Another real-life pattern is falling in love with glosses and masks because they make hair look healthier while changing the tone. People who are scared of traditional dye often feel more comfortable with a color-depositing conditioner or gloss because the process feels closer to a treatment than a transformation. The hair can look shinier, richer, and more expensive with very little drama. This is especially true for copper refreshes, brunette deepening, and warm caramel or chocolate tone revival between salon appointments.
Then there is the high-energy category: parties, festivals, themed events, concerts, birthdays, and spontaneous Saturday decisions. One-day sprays and temporary color makeup absolutely shine here. They are messy in a manageable way, fun in a very immediate way, and perfect for people who want visual impact without a month-long aftermath. The main lesson users learn is simple: let the product dry fully, do not wear your favorite silk shirt, and maybe do not scratch your scalp mid-selfie.
Finally, one of the best things people report is that temporary and semi-permanent color makes hair feel less intimidating. It turns coloring into exploration instead of a high-stakes gamble. You learn what tones flatter your skin, what your hair grabs onto, how often you are willing to maintain color, and whether you really want lavender hair or just enjoyed the idea of it during one caffeinated evening. That kind of low-pressure experimentation is not just practical. It is fun, and hair should be allowed to be fun.
Final Thoughts
The best temporary hair color is not the one with the loudest box or the most dramatic before-and-after photo.

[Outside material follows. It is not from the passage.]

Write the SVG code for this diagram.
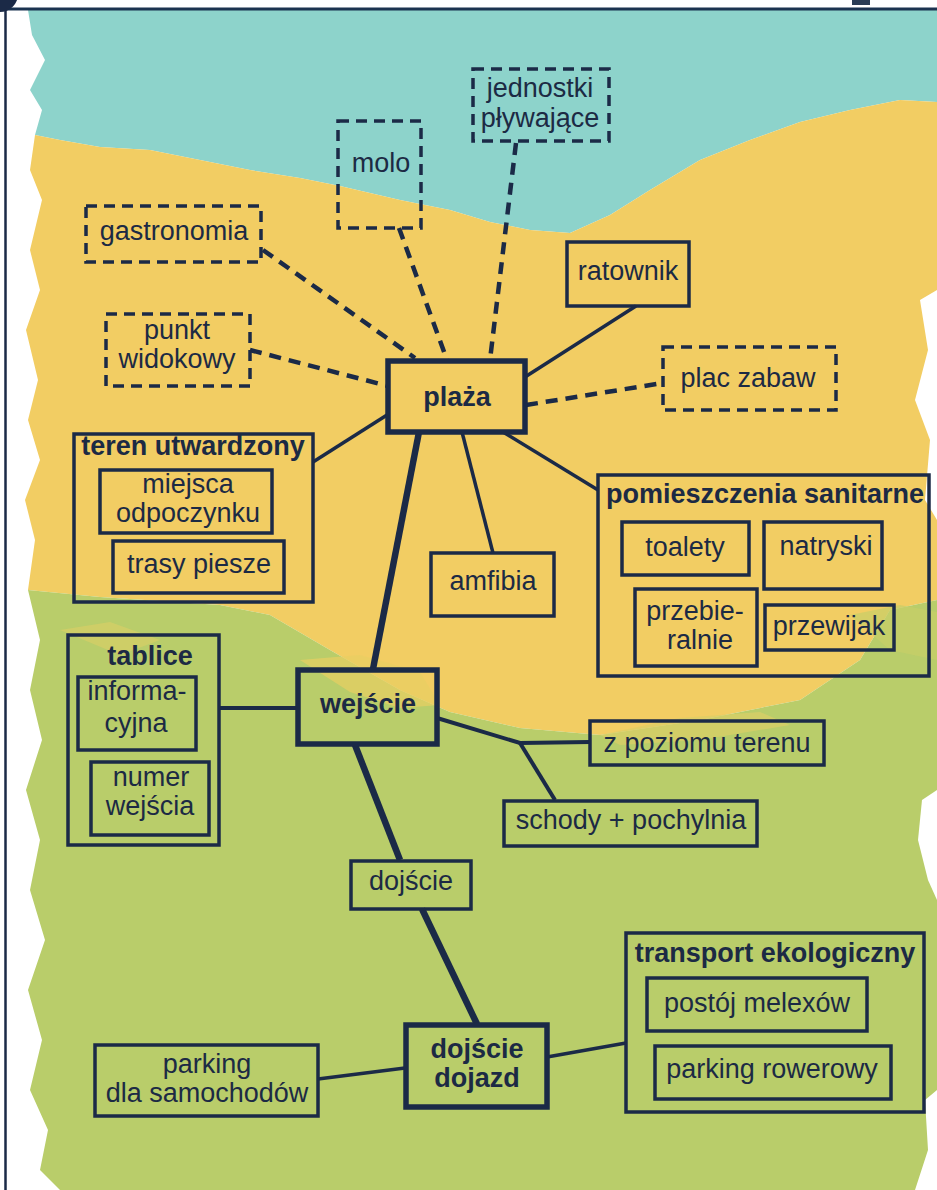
<svg xmlns="http://www.w3.org/2000/svg" width="937" height="1190" viewBox="0 0 937 1190">
<style>
.box{fill:none;stroke:#1b2a47;stroke-width:3.5}
.thick{stroke-width:5.5}
.dash{stroke-dasharray:11 7;stroke-width:3.5}
.c{stroke:#1b2a47;stroke-width:3.5;fill:none}
.cd{stroke-dasharray:12 8;stroke-width:4.5}
.cw{stroke-width:6.5}
.t{font-family:"Liberation Sans",Arial,sans-serif;font-size:27px;fill:#1c2a44;text-anchor:middle}
.b{font-weight:bold}
</style>
<rect x="0" y="0" width="937" height="1190" fill="#ffffff"/>
<g id="background">
<path d="M28,10 L937,10 L937,102 L900,100 L850,110 L800,122 L750,140 L700,160 L650,190 L610,215 L570,233 L530,230 L490,222 L450,210 L400,200 L340,186 L300,178 L250,170 L200,160 L150,150 L100,147 L60,140 L35,135 L42,110 L30,90 L45,60 L32,35 Z" fill="#8dd3cb"/>
<path d="M35,135 L60,140 L100,147 L150,150 L200,160 L250,170 L300,178 L340,186 L400,200 L450,210 L490,222 L530,230 L570,233 L610,215 L650,190 L700,160 L750,140 L800,122 L850,110 L900,100 L937,102 L937,600 L890,610 L860,660 L800,700 L700,720 L600,735 L520,728 L450,712 L400,690 L330,650 L270,615 L220,605 L100,597 L28,590 L35,540 L25,500 L40,460 L28,420 L38,380 L26,330 L40,290 L30,250 L42,200 L30,170 Z" fill="#f2cd63"/>
<path d="M28,590 L100,597 L220,605 L270,615 L330,650 L400,690 L450,712 L520,728 L600,735 L700,720 L800,700 L860,660 L890,610 L937,600 L937,1190 L60,1190 L40,1170 L48,1130 L30,1090 L42,1040 L28,990 L45,940 L30,890 L40,840 L26,790 L42,740 L30,690 L40,640 Z" fill="#b9cd6a"/>
<path d="M300,660 L360,655 L420,672 L440,705 L400,708 L350,692 Z" fill="#e8cf62" opacity="0.7"/>
<path d="M600,735 L680,718 L760,712 L790,725 L700,740 L620,745 Z" fill="#dccf66" opacity="0.7"/>
<path d="M60,630 L110,622 L160,640 L120,655 Z" fill="#dccf66" opacity="0.6"/>
<path d="M850,615 L900,605 L937,612 L937,660 L890,650 Z" fill="#c7ce68" opacity="0.7"/>
<path d="M920,300 L937,290 L937,520 L925,500 L930,440 L915,400 L928,350 Z" fill="#ffffff"/>
<path d="M922,800 L937,790 L937,900 L928,880 L918,840 Z" fill="#ffffff"/>
<path d="M925,1100 L937,1090 L937,1190 L915,1190 L928,1150 Z" fill="#ffffff"/>
</g>
<g id="frame">
<line x1="5" y1="9" x2="937" y2="9" stroke="#1b3350" stroke-width="3"/>
<line x1="5.5" y1="9" x2="5.5" y2="1190" stroke="#1b2a47" stroke-width="2.5"/>
<circle cx="0" cy="-6" r="18" fill="#1b2a47"/>
<rect x="852" y="0" width="18" height="5" fill="#2a3c55"/>
</g>
<g id="connectors">
<line class="c" x1="525" y1="377" x2="636" y2="306"/>
<line class="c cd" x1="526" y1="405" x2="663" y2="383"/>
<line class="c cd" x1="263" y1="250" x2="415" y2="358"/>
<line class="c cd" x1="250" y1="350" x2="388" y2="386"/>
<line class="c cd" x1="399" y1="228" x2="447" y2="360"/>
<line class="c cd" x1="516" y1="143" x2="490" y2="360"/>
<line class="c" x1="387" y1="415" x2="313" y2="462"/>
<line class="c" x1="503" y1="432" x2="598" y2="490"/>
<line class="c" x1="462" y1="432" x2="493" y2="553"/>
<line class="c cw" x1="419" y1="432" x2="373" y2="669"/>
<line class="c" style="stroke-width:4" x1="219" y1="708" x2="297" y2="708"/>
<polyline class="c" style="stroke-width:4" points="437,718 520,743 590,742"/>
<line class="c" style="stroke-width:4" x1="520" y1="743" x2="555" y2="800"/>
<line class="c cw" x1="355" y1="745" x2="400" y2="860"/>
<line class="c cw" x1="422" y1="909" x2="477" y2="1024"/>
<line class="c" x1="318" y1="1079" x2="405" y2="1068"/>
<line class="c" x1="547" y1="1057" x2="626" y2="1043"/>
</g>
<g id="jednostki">
<rect class="box dash" x="473" y="69" width="136" height="72"/>
<text class="t" x="540" y="97">jednostki</text>
<text class="t" x="540" y="127">pływające</text>
</g>
<g id="molo">
<rect class="box dash" x="338" y="121" width="83" height="107"/>
<text class="t" x="381" y="172">molo</text>
</g>
<g id="gastronomia">
<rect class="box dash" x="86" y="206" width="175" height="56"/>
<text class="t" x="174" y="240">gastronomia</text>
</g>
<g id="punkt">
<rect class="box dash" x="106" y="314" width="144" height="72"/>
<text class="t" x="177" y="339">punkt</text>
<text class="t" x="177" y="368">widokowy</text>
</g>
<g id="ratownik">
<rect class="box" x="567" y="242" width="122" height="64"/>
<text class="t" x="628" y="280">ratownik</text>
</g>
<g id="plac">
<rect class="box dash" x="663" y="347" width="173" height="63"/>
<text class="t" x="748" y="387">plac zabaw</text>
</g>
<g id="plaza">
<rect class="box thick" x="388" y="361" width="137" height="71"/>
<text class="t b" x="457" y="406">plaża</text>
</g>
<g id="teren">
<rect class="box" x="74" y="434" width="239" height="168"/>
<text class="t b" x="193" y="455">teren utwardzony</text>
<rect class="box" x="100" y="470" width="172" height="63"/>
<text class="t" x="188" y="493">miejsca</text>
<text class="t" x="188" y="522">odpoczynku</text>
<rect class="box" x="113" y="541" width="171" height="52"/>
<text class="t" x="199" y="573">trasy piesze</text>
</g>
<g id="amfibia">
<rect class="box" x="431" y="553" width="123" height="63"/>
<text class="t" x="493" y="590">amfibia</text>
</g>
<g id="sanitarne">
<rect class="box" x="598" y="475" width="331" height="201"/>
<text class="t b" x="765" y="503">pomieszczenia sanitarne</text>
<rect class="box" x="622" y="522" width="127" height="53"/>
<text class="t" x="685" y="556">toalety</text>
<rect class="box" x="764" y="522" width="118" height="67"/>
<text class="t" x="826" y="555">natryski</text>
<rect class="box" x="635" y="589" width="122" height="77"/>
<text class="t" x="695" y="620">przebie-</text>
<text class="t" x="700" y="649">ralnie</text>
<rect class="box" x="765" y="605" width="129" height="45"/>
<text class="t" x="829" y="635">przewijak</text>
</g>
<g id="tablice">
<rect class="box" x="68" y="635" width="151" height="210"/>
<text class="t b" x="150" y="665">tablice</text>
<rect class="box" x="78" y="677" width="118" height="73"/>
<text class="t" x="137" y="700">informa-</text>
<text class="t" x="136" y="732">cyjna</text>
<rect class="box" x="91" y="762" width="118" height="73"/>
<text class="t" x="151" y="786">numer</text>
<text class="t" x="150" y="815">wejścia</text>
</g>
<g id="wejscie">
<rect class="box thick" x="298" y="670" width="139" height="74"/>
<text class="t b" x="368" y="713">wejście</text>
</g>
<g id="zpoziomu">
<rect class="box" x="590" y="721" width="234" height="44"/>
<text class="t" x="707" y="752">z poziomu terenu</text>
</g>
<g id="schody">
<rect class="box" x="504" y="801" width="253" height="45"/>
<text class="t" x="631" y="829">schody + pochylnia</text>
</g>
<g id="dojscie">
<rect class="box" x="351" y="861" width="120" height="48"/>
<text class="t" x="411" y="890">dojście</text>
</g>
<g id="dojazd">
<rect class="box thick" x="406" y="1025" width="141" height="82"/>
<text class="t b" x="477" y="1058">dojście</text>
<text class="t b" x="477" y="1087">dojazd</text>
</g>
<g id="parking">
<rect class="box" x="95" y="1045" width="223" height="71"/>
<text class="t" x="207" y="1073">parking</text>
<text class="t" x="207" y="1102">dla samochodów</text>
</g>
<g id="transport">
<rect class="box" x="626" y="933" width="298" height="179"/>
<text class="t b" x="775" y="962">transport ekologiczny</text>
<rect class="box" x="647" y="978" width="220" height="53"/>
<text class="t" x="757" y="1012">postój melexów</text>
<rect class="box" x="655" y="1046" width="236" height="53"/>
<text class="t" x="772" y="1078">parking rowerowy</text>
</g>
</svg>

It is the one that matches your starting color, your maintenance tolerance, your damage level, and your personality. If you want a one-night flirtation, choose a spray or hair makeup. If you want several weeks of richer tone, reach for a gloss, mask, or semi-permanent dye. If you want pastel on black hair without lightening first, prepare for disappointment and maybe a hat.
Used wisely, temporary and semi-permanent hair color can be the sweet spot between safe and exciting. It lets you test a new tone, revive tired strands, or add some chaos in the most reversible way possible. And frankly, in a world full of irreversible text messages and regrettable bangs, reversible hair color deserves respect.